The exact transport can be local HTTP, local RPC, or MCP-compatible wrapping. The behavioral API should include:

- `ingest(memory_input)`
- `capture_session(source_ref, scope)`
- `capture_conversation(source_ref, scope, capture_mode)`
- `search(query, scopes, filters)`
- `context_for(project, repo, agent, task)`
- `consolidate(inbox_items)`
- `upsert_profile_fact(...)`
- `explain(memory_id | retrieval_id)`
- `export()`
- `import()`

### API Expectations

- all writes go through the service
- all agent context reads go through the service
- service responses should be deterministic enough to debug
- search and context calls should expose explanation fields, not just payloads

## Operational Model

This system should be treated as shared infrastructure for all local agents.

### Concurrency

Multiple agents may read and write at once on the same machine. The design assumes:

- one active machine
- many local processes
- moderate concurrent writes

The service layer should serialize or coordinate writes as needed so agents do not each invent their own storage rules.

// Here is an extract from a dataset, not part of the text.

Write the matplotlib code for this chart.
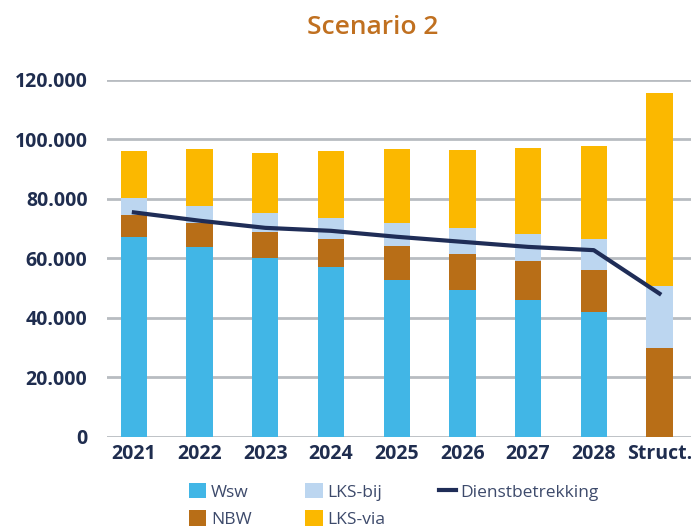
import matplotlib
matplotlib.use("Agg")
import matplotlib.pyplot as plt
from matplotlib.ticker import FuncFormatter

# Data
categories = ['2021', '2022', '2023', '2024', '2025', '2026', '2027', '2028', 'Struct.']
wsw = [67300, 63800, 60300, 57000, 52900, 49500, 46000, 41900, 0]
nbw = [7300, 8000, 8700, 9500, 11400, 12000, 13100, 14400, 29900]
lks_bij = [5900, 5800, 6200, 7100, 7500, 8600, 9300, 10300, 20800]
lks_via = [15600, 19100, 20200, 22500, 24900, 26400, 28700, 31200, 64900]
dienst = [75500, 72700, 70300, 69300, 67300, 65600, 63900, 62800, 48200]

c_wsw = '#41b6e6'
c_nbw = '#b86e17'
c_bij = '#bcd6f0'
c_via = '#fbb800'
c_line = '#1f2d57'
c_text = '#1f2d4f'

plt.rcParams['font.family'] = ['Open Sans', 'DejaVu Sans']

fig = plt.figure(figsize=(6.91, 5.27), dpi=100)
ax = fig.add_axes([0.1548, 0.1708, 0.8452, 0.6774])

x = list(range(len(categories)))
w = 0.40
b1 = wsw
b2 = [a + b for a, b in zip(b1, nbw)]
b3 = [a + b for a, b in zip(b2, lks_bij)]

ax.bar(x, wsw, w, color=c_wsw, label='Wsw', zorder=3)
ax.bar(x, nbw, w, bottom=b1, color=c_nbw, label='NBW', zorder=3)
ax.bar(x, lks_bij, w, bottom=b2, color=c_bij, label='LKS-bij', zorder=3)
ax.bar(x, lks_via, w, bottom=b3, color=c_via, label='LKS-via', zorder=3)
ax.plot(x, dienst, color=c_line, linewidth=3, label='Dienstbetrekking', zorder=4)

ax.set_ylim(0, 120000)
ax.set_xlim(-0.41, 8.48)
ax.set_yticks(range(0, 120001, 20000))
ax.yaxis.set_major_formatter(FuncFormatter(lambda v, p: f'{int(v):,}'.replace(',', '.')))
ax.set_xticks(x)
ax.set_xticklabels(categories)
ax.grid(axis='y', color='#b8bcc1', linewidth=2, zorder=0)
for s in ax.spines.values():
    s.set_visible(False)
ax.tick_params(length=0, labelsize=14, labelcolor=c_text, pad=14)
ax.tick_params(axis='x', pad=5)
for lab in ax.get_xticklabels() + ax.get_yticklabels():
    lab.set_fontweight('bold')

fig.text(0.54, 0.947, 'Scenario 2', ha='center', va='center', fontsize=19,
         fontweight='semibold', color='#c07020')

h, l = ax.get_legend_handles_labels()
order = [1, 2, 3, 4, 0]
leg = fig.legend([h[i] for i in order], [l[i] for i in order], ncol=3,
                 loc='center', bbox_to_anchor=(0.57, 0.041), frameon=False,
                 fontsize=12.5, handlelength=1.0, handleheight=1.0,
                 columnspacing=3.1, labelspacing=0.55, handletextpad=0.25)
for t in leg.get_texts():
    t.set_color('#3d4a6b')

fig.savefig('out.png', dpi=100)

### Backup and Portability

V1 backup strategy can be simple:

- regular snapshot/export of the database
- optional export of sources or source references
- manual transfer between machines when switching active device

Because there is no simultaneous multi-device usage requirement, this is acceptable for v1.

## Acceptance Scenarios

The future implementation should satisfy these scenarios:

1. An agent in project A retrieves Sebas global preferences plus project A conventions without project B noise.

2. A decision recorded in project A appears in project B only when linked or strongly relevant.

3. A manually saved profile preference is available immediately even before embeddings exist.

4. A conversation imported from outside the system stays raw until explicitly captured, then becomes `inbox`, then later may be promoted.

5. Session-close extraction does not block the agent workflow.

6. Two contradictory facts can coexist with explicit status and evidence.

7. Retrieval combines lexical and semantic matches and can explain result selection.

8. Export/import preserves ids, timestamps, links, statuses, and ingestion history.

9. Multiple local agents can safely use the same shared memory service.

## Deferred Ideas / Future Extensions

These ideas are useful, but should not be implemented in v1.

### OpenViking-Inspired Ideas

- Hierarchical context loading (`L0/L1/L2`)
  Useful later because agents often need summary-first then drill-down retrieval.
  Not now because the core memory model and retrieval service should exist before multi-level context packaging.

- Filesystem-style browsing and recursive retrieval
  Useful later because it gives humans and agents a navigable knowledge shape.
  Not now because SQL-backed canonical memory is simpler and more reliable for v1.

- Richer separation of user, agent, resource, and skill namespaces
  Useful later because it makes larger agent ecosystems cleaner.
  Not now because current scope is one operator and one shared memory domain.

### Arscontexta-Inspired Ideas

- Optional Markdown vault as a capture surface
  Useful later because Markdown is portable, easy to inspect, and good for human-curated notes.
  Not now because canonical truth should stay in one structured store first.

- Reflection and reweave workflows over notes
  Useful later because long-running knowledge bases benefit from periodic restructuring.
  Not now because the system first needs reliable ingestion, status handling, and consolidation.

### Other Deferred Extensions

- Graph/entity memory
  Useful later when cross-project entity relationships become a retrieval bottleneck.
  Not now because links in SQL are enough for early stages.

- Multi-device sync and conflict handling
  Useful later if more than one machine becomes active in parallel.
  Not now because the operating model explicitly avoids that complexity.

- Live conversation ingestion
  Useful later only if a clear privacy, consent, and review model exists.
  Not now because passive capture is too risky and noisy.

## Recommended v1 Principle

Treat memory as a structured, evidence-backed, consolidating knowledge system.

Do not treat memory as:

- a dump of all conversations
- a pure vector search problem
- an autonomous truth machine

The system should help agents remember better, not hallucinate with more confidence.